La mia vita è una performance
Anni ’40
Anni ’50
Avevo ereditato da mio padre la passione per la lettura e per i libri. Poi la televisione e il giradischi presero il sopravvento e la mia casa diventò la discoteca dei ragazzi del cortile. Voleva che facessi la maestra ma io sognavo Sanremo. Ho sempre cantato, da piccola mio padre mi faceva sedere su una seggiolina sul tavolo e quando si radunavano i parenti mi faceva esibire. A scuola la maestra mi faceva cantare in classe.
Anni ’60
Durante l’adolescenza anziché nascondere il corpo lo enfatizzavo tingendo i capelli di biondo, portando profonde scollature e vestiti trasgressivi che nel contesto della carrozzina facevano di me un personaggio sicuramente molto appariscente, una sorta di installazione mobile. Ero abituata alla sovraesposizione e trasportai anche nella vita politico-femminista questa comunicazione polisemantica.
Il tutto sintetizzato in 5 parole: attrazione, repulsione, paura, coraggio, sfida.

Anni ’70
Anni ’80
È stato un periodo di ricerca importantissimo, perché attraverso l’elettronica ho espresso tutte le mie potenzialità creative e innovative in piena libertà espressiva. Ma le case discografiche, siamo nel 1983, dicevano che non ero commerciale soprattutto per la mia immagine di donna disabile. Venivo censurata proprio per questa mia immagine di donna non adeguata agli standard di quegli anni!
Anni ’90
Tutto ciò non mi ha però fermata e nel 1990, dopo varie peripezie, ho cantato la sigla di chiusura del Cantagiro per 10 settimane in giro per l’Italia, assieme ad altri volti noti della musica. Sono stata sicuramente la prima donna cantautrice disabile italiana a comparire ripetutamente in televisione sui canali della RAI e sulle reti private, a fare concerti e tournée in Francia, Germania, Londra, Copenaghen, oltre che nel territorio nazionale. Ma il business discografico non mi ha reso giustizia. In un contesto di rappresentazione della vita e della società, non in quanto Società dello Spettacolo ma in quanto Spettacolo della Società, io ne ero esclusa, perché non rientravo nei paradigmi dei modelli televisivi e discografici. Ma quando nel 1922 feci il disco sulla diversità, DONNE A MARRAKECH, allora venni contattata e invitata nelle tv pubbliche e private, proprio per rappresentare l’artista disabile come esempio di valore. In ogni caso, non venivo mai semplicemente rappresentata come un’artista uguale gli altri, ma proposta in quanto bandiera di inclusione sociale. Proprio per questo motivo venivo esclusa dai format televisivi del tipo varietà, gare canore e Festival musicali quali Sanremo! E venni esclusa per un pelo. Inviai la mia canzone ma siccome partecipava anche Pier Angelo Bertoli, sostenuto da Caterina Caselli, Aragozzini disse “Due carrozzine sono troppe!”

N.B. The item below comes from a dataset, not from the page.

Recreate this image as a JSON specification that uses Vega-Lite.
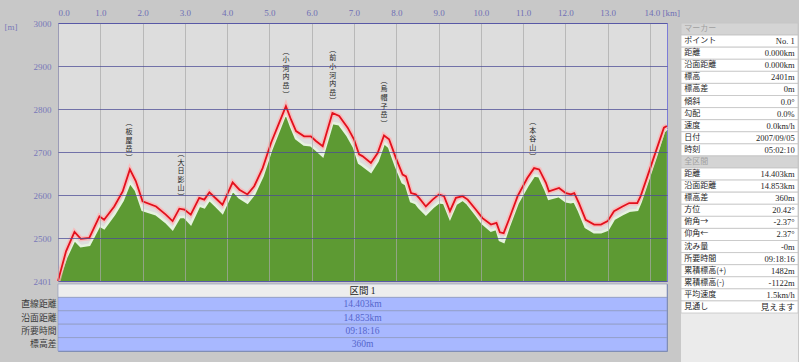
{
  "$schema": "https://vega.github.io/schema/vega-lite/v6.json",
  "padding": {"left": 3, "top": 0, "right": 0, "bottom": 0},
  "background": "#c8c8c8",
  "config": {"font": "Liberation Sans", "concat": {"spacing": 0}},
  "datasets": {
    "profile": [
      {"km": 0.00, "track": 2401, "terrain": 2401},
      {"km": 0.19, "track": 2470, "terrain": 2455},
      {"km": 0.39, "track": 2515, "terrain": 2497},
      {"km": 0.54, "track": 2499, "terrain": 2482},
      {"km": 0.74, "track": 2501, "terrain": 2485},
      {"km": 0.98, "track": 2551, "terrain": 2530},
      {"km": 1.09, "track": 2543, "terrain": 2524},
      {"km": 1.33, "track": 2574, "terrain": 2556},
      {"km": 1.53, "track": 2609, "terrain": 2588},
      {"km": 1.70, "track": 2660, "terrain": 2630},
      {"km": 1.84, "track": 2633, "terrain": 2612},
      {"km": 2.00, "track": 2586, "terrain": 2566},
      {"km": 2.32, "track": 2574, "terrain": 2556},
      {"km": 2.55, "track": 2555, "terrain": 2538},
      {"km": 2.71, "track": 2540, "terrain": 2522},
      {"km": 2.87, "track": 2569, "terrain": 2549},
      {"km": 2.99, "track": 2567, "terrain": 2550},
      {"km": 3.14, "track": 2555, "terrain": 2534},
      {"km": 3.34, "track": 2594, "terrain": 2576},
      {"km": 3.46, "track": 2590, "terrain": 2572},
      {"km": 3.58, "track": 2607, "terrain": 2590},
      {"km": 3.74, "track": 2592, "terrain": 2575},
      {"km": 3.89, "track": 2578, "terrain": 2560},
      {"km": 4.13, "track": 2630, "terrain": 2612},
      {"km": 4.29, "track": 2613, "terrain": 2595},
      {"km": 4.48, "track": 2602, "terrain": 2583},
      {"km": 4.64, "track": 2621, "terrain": 2603},
      {"km": 4.84, "track": 2663, "terrain": 2645},
      {"km": 5.04, "track": 2722, "terrain": 2705},
      {"km": 5.23, "track": 2768, "terrain": 2752},
      {"km": 5.39, "track": 2807, "terrain": 2792},
      {"km": 5.51, "track": 2776, "terrain": 2760},
      {"km": 5.63, "track": 2749, "terrain": 2732},
      {"km": 5.82, "track": 2737, "terrain": 2718},
      {"km": 5.98, "track": 2737, "terrain": 2716},
      {"km": 6.10, "track": 2726, "terrain": 2706},
      {"km": 6.26, "track": 2714, "terrain": 2692},
      {"km": 6.49, "track": 2791, "terrain": 2768},
      {"km": 6.65, "track": 2784, "terrain": 2765},
      {"km": 6.85, "track": 2757, "terrain": 2738},
      {"km": 7.00, "track": 2730, "terrain": 2712},
      {"km": 7.12, "track": 2695, "terrain": 2675},
      {"km": 7.20, "track": 2691, "terrain": 2670},
      {"km": 7.40, "track": 2675, "terrain": 2655},
      {"km": 7.56, "track": 2698, "terrain": 2680},
      {"km": 7.71, "track": 2739, "terrain": 2722},
      {"km": 7.83, "track": 2730, "terrain": 2712},
      {"km": 7.99, "track": 2687, "terrain": 2668},
      {"km": 8.15, "track": 2648, "terrain": 2630},
      {"km": 8.23, "track": 2644, "terrain": 2625},
      {"km": 8.35, "track": 2605, "terrain": 2586},
      {"km": 8.46, "track": 2602, "terrain": 2582},
      {"km": 8.54, "track": 2594, "terrain": 2572},
      {"km": 8.70, "track": 2574, "terrain": 2556},
      {"km": 8.86, "track": 2590, "terrain": 2572},
      {"km": 9.01, "track": 2602, "terrain": 2584},
      {"km": 9.13, "track": 2598, "terrain": 2582},
      {"km": 9.27, "track": 2563, "terrain": 2548},
      {"km": 9.41, "track": 2594, "terrain": 2580},
      {"km": 9.57, "track": 2598, "terrain": 2590},
      {"km": 9.69, "track": 2590, "terrain": 2580},
      {"km": 9.88, "track": 2567, "terrain": 2556},
      {"km": 10.04, "track": 2547, "terrain": 2535},
      {"km": 10.24, "track": 2532, "terrain": 2518},
      {"km": 10.37, "track": 2536, "terrain": 2522},
      {"km": 10.45, "track": 2514, "terrain": 2496},
      {"km": 10.54, "track": 2512, "terrain": 2492},
      {"km": 10.67, "track": 2545, "terrain": 2530},
      {"km": 10.87, "track": 2598, "terrain": 2582},
      {"km": 11.10, "track": 2640, "terrain": 2622},
      {"km": 11.26, "track": 2663, "terrain": 2646},
      {"km": 11.38, "track": 2660, "terrain": 2644},
      {"km": 11.54, "track": 2629, "terrain": 2610},
      {"km": 11.61, "track": 2609, "terrain": 2592},
      {"km": 11.85, "track": 2617, "terrain": 2598},
      {"km": 12.01, "track": 2605, "terrain": 2586},
      {"km": 12.13, "track": 2602, "terrain": 2584},
      {"km": 12.21, "track": 2605, "terrain": 2586},
      {"km": 12.32, "track": 2582, "terrain": 2564},
      {"km": 12.48, "track": 2543, "terrain": 2526},
      {"km": 12.68, "track": 2532, "terrain": 2514},
      {"km": 12.84, "track": 2532, "terrain": 2514},
      {"km": 13.00, "track": 2540, "terrain": 2520},
      {"km": 13.15, "track": 2563, "terrain": 2545},
      {"km": 13.35, "track": 2574, "terrain": 2556},
      {"km": 13.51, "track": 2582, "terrain": 2564},
      {"km": 13.70, "track": 2582, "terrain": 2566},
      {"km": 13.78, "track": 2598, "terrain": 2585},
      {"km": 13.94, "track": 2644, "terrain": 2632},
      {"km": 14.14, "track": 2702, "terrain": 2690},
      {"km": 14.33, "track": 2757, "terrain": 2748},
      {"km": 14.40, "track": 2761, "terrain": 2755}
    ],
    "peaks": [
      {"km": 1.68, "elev": 2660, "name": ["︵", "板", "屋", "岳", "︶"]},
      {"km": 2.91, "elev": 2569, "name": ["︵", "大", "日", "影", "山", "︶"]},
      {"km": 5.39, "elev": 2807, "name": ["︵", "小", "河", "内", "岳", "︶"]},
      {"km": 6.50, "elev": 2791, "name": ["︵", "前", "小", "河", "内", "岳", "︶"]},
      {"km": 7.71, "elev": 2739, "name": ["︵", "烏", "帽", "子", "岳", "︶"]},
      {"km": 11.23, "elev": 2663, "name": ["︵", "本", "谷", "山", "︶"]}
    ],
    "section": [
      {"label": "", "value": "区間 1", "kind": "header"},
      {"label": "直線距離", "value": "14.403km", "kind": "row"},
      {"label": "沿面距離", "value": "14.853km", "kind": "row"},
      {"label": "所要時間", "value": "09:18:16", "kind": "row"},
      {"label": "標高差", "value": "360m", "kind": "row"}
    ],
    "panel": [
      {"i": 0, "k": "マーカー", "v": "", "kind": "header"},
      {"i": 1, "k": "ポイント", "v": "No. 1", "kind": "row"},
      {"i": 2, "k": "距離", "v": "0.000km", "kind": "row"},
      {"i": 3, "k": "沿面距離", "v": "0.000km", "kind": "row"},
      {"i": 4, "k": "標高", "v": "2401m", "kind": "row"},
      {"i": 5, "k": "標高差", "v": "0m", "kind": "row"},
      {"i": 6, "k": "傾斜", "v": "0.0°", "kind": "row"},
      {"i": 7, "k": "勾配", "v": "0.0%", "kind": "row"},
      {"i": 8, "k": "速度", "v": "0.0km/h", "kind": "row"},
      {"i": 9, "k": "日付", "v": "2007/09/05", "kind": "row"},
      {"i": 10, "k": "時刻", "v": "05:02:10", "kind": "row"},
      {"i": 11, "k": "全区間", "v": "", "kind": "header"},
      {"i": 12, "k": "距離", "v": "14.403km", "kind": "row"},
      {"i": 13, "k": "沿面距離", "v": "14.853km", "kind": "row"},
      {"i": 14, "k": "標高差", "v": "360m", "kind": "row"},
      {"i": 15, "k": "方位", "v": "20.42°", "kind": "row"},
      {"i": 16, "k": "俯角→", "v": "-2.37°", "kind": "row"},
      {"i": 17, "k": "仰角←", "v": "2.37°", "kind": "row"},
      {"i": 18, "k": "沈み量", "v": "-0m", "kind": "row"},
      {"i": 19, "k": "所要時間", "v": "09:18:16", "kind": "row"},
      {"i": 20, "k": "累積標高(+)", "v": "1482m", "kind": "row"},
      {"i": 21, "k": "累積標高(-)", "v": "-1122m", "kind": "row"},
      {"i": 22, "k": "平均速度", "v": "1.5km/h", "kind": "row"},
      {"i": 23, "k": "見通し", "v": "見えます", "kind": "row"}
    ]
  },
  "hconcat": [
    {
      "vconcat": [
        {
          "width": 609,
          "height": 258,
          "view": {"fill": "#dddddd", "stroke": "#7c7cd8"},
          "layer": [
            {
              "data": {"name": "profile"},
              "mark": {"type": "area", "color": "#5d9a33", "opacity": 1, "clip": true},
              "encoding": {
                "x": {
                  "field": "km", "type": "quantitative",
                  "scale": {"domain": [0, 14.403], "nice": false, "zero": false},
                  "axis": {
                    "orient": "top", "values": [0,1,2,3,4,5,6,7,8,9,10,11,12,13,14],
                    "labelExpr": "datum.value == 14 ? '14.0 [km]' : format(datum.value, '.1f')",
                    "labelAlign": {"condition": {"test": "datum.value == 0 || datum.value == 14", "value": "left"}, "value": "center"},
                    "labelOffset": {"condition": {"test": "datum.value == 14", "value": -6}, "value": 0},
                    "labelPadding": 6, "labelBaseline": "bottom",
                    "labelFont": "Liberation Serif", "labelFontSize": 9, "labelColor": "#6f6fb5",
                    "labelOverlap": false, "labelFlush": false,
                    "ticks": false, "domain": false,
                    "grid": true, "gridColor": "#a8a8a8", "gridOpacity": 0.7, "zindex": 1,
                    "title": null, "minExtent": 22, "maxExtent": 22
                  }
                },
                "y": {
                  "field": "terrain", "type": "quantitative",
                  "scale": {"domain": [2401, 3000], "nice": false, "zero": false},
                  "axis": {
                    "values": [2401, 2500, 2600, 2700, 2800, 2900, 3000], "format": "d",
                    "labelFont": "Liberation Serif", "labelFontSize": 9, "labelColor": "#7878b8",
                    "labelPadding": 7, "ticks": false, "domain": false,
                    "grid": true, "gridColor": "#4c4c96", "gridOpacity": 0.75, "zindex": 1,
                    "title": "[m]", "titleAngle": 0, "titleX": -54, "titleY": 3,
                    "titleAlign": "left", "titleBaseline": "middle",
                    "titleFont": "Liberation Serif", "titleFontSize": 9, "titleFontWeight": "normal",
                    "titleColor": "#7878b8"
                  }
                },
                "y2": {"datum": 2401}
              }
            },
            {
              "data": {"name": "profile"},
              "mark": {"type": "line", "color": "#e6f2e0", "strokeWidth": 2.5},
              "encoding": {
                "x": {"field": "km", "type": "quantitative"},
                "y": {"field": "terrain", "type": "quantitative"}
              }
            },
            {
              "data": {"name": "profile"},
              "mark": {"type": "line", "color": "#ffb0b0", "strokeWidth": 5, "opacity": 0.7},
              "encoding": {
                "x": {"field": "km", "type": "quantitative"},
                "y": {"field": "track", "type": "quantitative"}
              }
            },
            {
              "data": {"name": "profile"},
              "mark": {"type": "line", "color": "#e3101c", "strokeWidth": 1.8},
              "encoding": {
                "x": {"field": "km", "type": "quantitative"},
                "y": {"field": "track", "type": "quantitative"}
              }
            },
            {
              "data": {"name": "peaks"},
              "mark": {"type": "text", "font": "Noto Sans CJK JP", "fontSize": 7, "lineHeight": 8.6, "baseline": "top",
                       "dy": {"expr": "-7 - length(datum.name) * 8.6"}, "color": "#1a1a1a"},
              "encoding": {
                "x": {"field": "km", "type": "quantitative"},
                "y": {"field": "elev", "type": "quantitative"},
                "text": {"field": "name"}
              }
            }
          ]
        },
        {
          "width": 609,
          "height": 67,
          "data": {"name": "section"},
          "view": {"stroke": "#7c8cb4"},
          "encoding": {
            "y": {
              "field": "label", "type": "nominal", "sort": null,
              "scale": {"paddingInner": 0, "paddingOuter": 0},
              "axis": {"title": null, "ticks": false, "domain": false, "labelPadding": 2,
                       "labelFont": "Noto Sans CJK JP", "labelFontSize": 8.8, "labelColor": "#3a3a3a"}
            }
          },
          "layer": [
            {
              "mark": {"type": "rect", "stroke": "#8a96b8", "strokeWidth": 0.6},
              "encoding": {
                "fill": {"condition": {"test": "datum.kind === 'header'", "value": "#ededed"}, "value": "#a8b8ff"}
              }
            },
            {
              "mark": {"type": "text", "font": "Liberation Serif, Noto Sans CJK JP", "fontSize": 9.5},
              "encoding": {
                "text": {"field": "value"},
                "color": {"condition": {"test": "datum.kind === 'header'", "value": "#222222"}, "value": "#5566cc"}
              }
            }
          ]
        }
      ],
      "spacing": 3,
      "bounds": "flush"
    },
    {
      "width": 117,
      "height": 362,
      "data": {"name": "panel"},
      "view": {"fill": "#ebebeb", "stroke": null},
      "encoding": {
        "y": {"field": "i", "type": "ordinal", "axis": null,
              "scale": {"range": [0, 290], "paddingInner": 0, "paddingOuter": 0}}
      },
      "layer": [
        {
          "mark": {"type": "rect", "stroke": "#c4c4c4", "strokeWidth": 0.8},
          "encoding": {
            "fill": {"condition": {"test": "datum.kind === 'header'", "value": "#d4d4d4"}, "value": "#ffffff"}
          }
        },
        {
          "mark": {"type": "text", "align": "left", "font": "Noto Sans CJK JP", "fontSize": 8},
          "encoding": {
            "x": {"datum": "label", "type": "nominal", "axis": null,
                  "scale": {"type": "point", "domain": ["label", "value"], "padding": 0.03}},
            "text": {"field": "k"},
            "color": {"condition": {"test": "datum.kind === 'header'", "value": "#a0a0a0"}, "value": "#1e1e1e"}
          }
        },
        {
          "mark": {"type": "text", "align": "right", "font": "Liberation Serif, Noto Sans CJK JP", "fontSize": 8.5, "color": "#1e1e1e"},
          "encoding": {
            "x": {"datum": "value", "type": "nominal", "axis": null},
            "text": {"field": "v"}
          }
        }
      ]
    }
  ]
}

Ho proseguito facendo teatro, cinema e video, sempre alla ricerca di nuove auto-rappresentazioni artistiche. La partecipazione al film Perdiamoci di vista di Carlo Verdone, il Roxy Bar, la Festa della Befana sono solo alcuni dei progetti di questi anni.
Anni 2000
La mia vita resta, comunque, una lunga performance: ogni mia azione, ogni mia uscita è una esibizione, una provocazione al senso comune di normalità, una trasgressione automatica, involontaria che costringe a una sorta di rifondazione dei principi dell’arte e dell’artista, a costruire nuovi parametri, nuovi paradigmi mettendo in discussione mode e stili. Arte come lotta, come esperienza non ideologizzata, il mio percorso resta una sfilata continua su una passerella riflessa da uno specchio, lo specchio liquido della vita.